NSM: You didn’t contemplate giving up?
SB: That’s the thing — one should never give up. I remember I was shooting in an army area once, and there a regiment whose motto was “Bash on regardless,” and I said, ‘That’s it, my friends. Don’t think anymore. Bash on regardless!!”
NSM: You have received many awards throughout your career in cinema. Which, according to you, has been the most deserving one?
SB: All of them, in their own time, mattered most. You always have to relate them to the time when they were given because no recognition is for all-time. Each recognition is for a specific time in your life, and that’s when it matters. It’s not to be worn as a medal, as I’m not the person I was when I got the recognition. I have to keep striving to get better with the times. I can’t say that I have received the highest award from my nation and that’s why I should stop working. I’m not done. I have to keep earning my spurs all the time. The audience is not the same, and making a film is a process of learning, which is an ongoing process.
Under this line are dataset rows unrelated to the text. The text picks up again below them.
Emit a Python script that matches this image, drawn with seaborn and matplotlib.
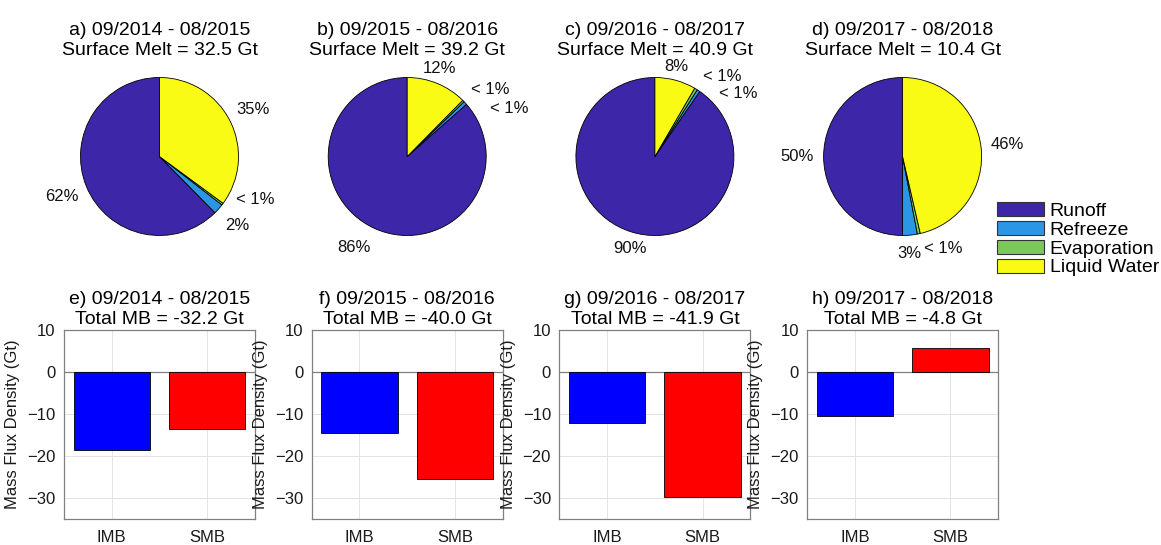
import numpy as np
import matplotlib
matplotlib.use("Agg")
import matplotlib.pyplot as plt
from matplotlib.patches import Patch
import seaborn as sns
import pandas as pd

# ---------------- data ----------------
periods = ["09/2014 - 08/2015", "09/2015 - 08/2016", "09/2016 - 08/2017", "09/2017 - 08/2018"]
pie_letters = ["a", "b", "c", "d"]
bar_letters = ["e", "f", "g", "h"]
surface_melt = [32.5, 39.2, 40.9, 10.4]
total_mb = [-32.2, -40.0, -41.9, -4.8]

components = ["Runoff", "Refreeze", "Evaporation", "Liquid Water"]
runoff_pct = [62.4, 86.5, 90.4, 50.0]
refreeze_pct = [2.1, 0.7, 0.6, 3.0]
evaporation_pct = [0.4, 0.4, 0.6, 0.6]
liquid_pct = [35.1, 12.4, 8.4, 46.4]
pie_labels = [["62%", "2%", "< 1%", "35%"],
              ["86%", "< 1%", "< 1%", "12%"],
              ["90%", "< 1%", "< 1%", "8%"],
              ["50%", "3%", "< 1%", "46%"]]

mb_categories = ["IMB", "SMB"]
imb = [-18.6, -14.6, -12.2, -10.5]
smb = [-13.6, -25.4, -29.7, 5.7]

# ---------------- style ----------------
comp_colors = ["#3E26A8", "#2C96E6", "#7DC85A", "#F9FB15"]
bar_colors = ["#0000FF", "#FF0000"]
# label placement tweaks (angle shift in degrees, radius shift) per panel / slice
label_dang = [[0, 0, 13, 0], [-6, -17.7, -5.6, 2], [2, -19.5, -8.7, 2], [0, -1.4, 12, 0]]
label_dr = [[0, 0, 0, 0], [0.05, 0.10, 0.04, -0.07], [-0.04, 0, 0.03, -0.08], [0, 0, 0, 0]]

sns.set_style("white")
plt.rcParams["font.family"] = ["Liberation Sans", "DejaVu Sans"]
plt.rcParams["text.color"] = "black"

W, H = 1161, 545
fig = plt.figure(figsize=(W / 100, H / 100), dpi=100)

step = 247.7
bar_left0 = 64
bar_w = 191
bar_top, bar_bot = 330, 519
pie_cy = 156.5
pie_r = 79
half = 120  # half size of pie axes in px

for i in range(4):
    left = bar_left0 + i * step
    cx = left + bar_w / 2

    # ---------- pie ----------
    lim = half / pie_r
    pax = fig.add_axes([(cx - half) / W, (H - pie_cy - half) / H, 2 * half / W, 2 * half / H])
    vals = [runoff_pct[i], refreeze_pct[i], evaporation_pct[i], liquid_pct[i]]
    wedges, _ = pax.pie(vals, colors=comp_colors, startangle=90, counterclock=True,
                        wedgeprops=dict(edgecolor="black", linewidth=0.6))
    pax.set_xlim(-lim, lim)
    pax.set_ylim(-lim, lim)
    pax.set_aspect("equal")
    pax.axis("off")
    for j, w in enumerate(wedges):
        ang = (w.theta1 + w.theta2) / 2 + label_dang[i][j]
        a = np.deg2rad(ang)
        r = 1.22 + 0.12 * abs(np.cos(a)) + label_dr[i][j]
        pax.text(r * np.cos(a), r * np.sin(a), pie_labels[i][j], ha="center", va="center",
                 fontsize=12, color="#111111")
    fig.text(cx / W, 1 - 59 / H,
             f"{pie_letters[i]}) {periods[i]}\nSurface Melt = {surface_melt[i]:.1f} Gt",
             ha="center", va="bottom", fontsize=14, linespacing=1.2, color="black")

    # ---------- bars ----------
    bax = fig.add_axes([left / W, (H - bar_bot) / H, bar_w / W, (bar_bot - bar_top) / H])
    df = pd.DataFrame({"cat": mb_categories, "val": [imb[i], smb[i]]})
    sns.barplot(data=df, x="cat", y="val", hue="cat", palette=bar_colors, legend=False,
                width=0.8, saturation=1, edgecolor="black", linewidth=0.6, ax=bax, zorder=3)
    bax.axhline(0, color="#808080", linewidth=0.9, zorder=2)
    bax.set_xlim(-0.5, 1.5)
    bax.set_ylim(-35, 10)
    bax.set_yticks([-30, -20, -10, 0, 10])
    bax.grid(True, color="#e3e3e3", linewidth=0.7)
    bax.set_axisbelow(True)
    for sp in bax.spines.values():
        sp.set_visible(True)
        sp.set_color("#808080")
        sp.set_linewidth(0.9)
    bax.tick_params(axis="both", direction="in", length=3, color="#808080",
                    labelsize=12, labelcolor="#1a1a1a")
    bax.tick_params(axis="y", pad=6)
    bax.tick_params(axis="x", pad=8)
    bax.set_xlabel("")
    bax.set_ylabel("Mass Flux Density (Gt)", fontsize=12, labelpad=5, color="#1a1a1a")
    fig.text(cx / W, 1 - 328 / H,
             f"{bar_letters[i]}) {periods[i]}\nTotal MB = {total_mb[i]:.1f} Gt",
             ha="center", va="bottom", fontsize=14, linespacing=1.2, color="black")

handles = [Patch(facecolor=c, edgecolor="#333333", linewidth=0.8, label=l)
           for c, l in zip(comp_colors, components)]
fig.legend(handles=handles, loc="upper left", bbox_to_anchor=(997 / W, 1 - 202 / H),
           frameon=False, fontsize=14, handlelength=2.4, handleheight=0.72,
           handletextpad=0.3, labelspacing=0.06, borderpad=0, borderaxespad=0,
           labelcolor="black")

fig.savefig("out.png", dpi=100, facecolor="white")
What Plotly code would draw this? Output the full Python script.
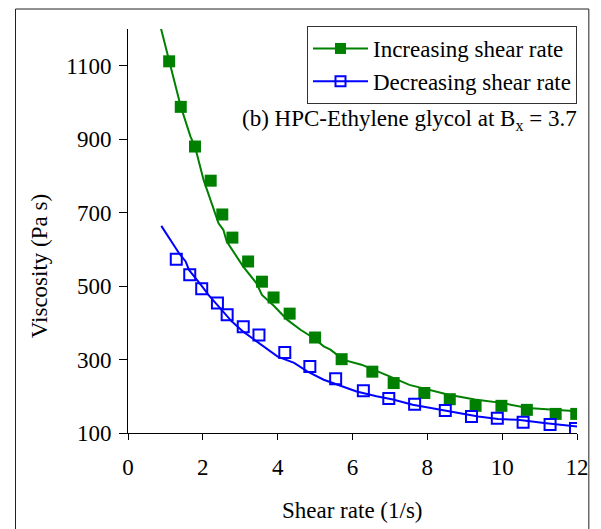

NSM: In the current lot of filmmakers, whose work do you admire?
SB: There are quite a number of filmmakers I like, all of whom have a strong individual voice. Look at Anurag Kashyap (Dev D, Black Friday) and Dibankar Banerjee (Khosla Ka Ghosla), for instance — both of whom are accomplished filmmakers. Both are individuals whose voices you recognize as being original. Vishal Bhardwaj (Omkara, Kaminey) and Abhishek Chaubey (Ishqiya), his chela, also fall under the same category. Neeraj Pandey (A Wednesday) is also a very fine and direct filmmaker. Also, Shimit Amin (Chak de!), the American filmmaker working in India, is good.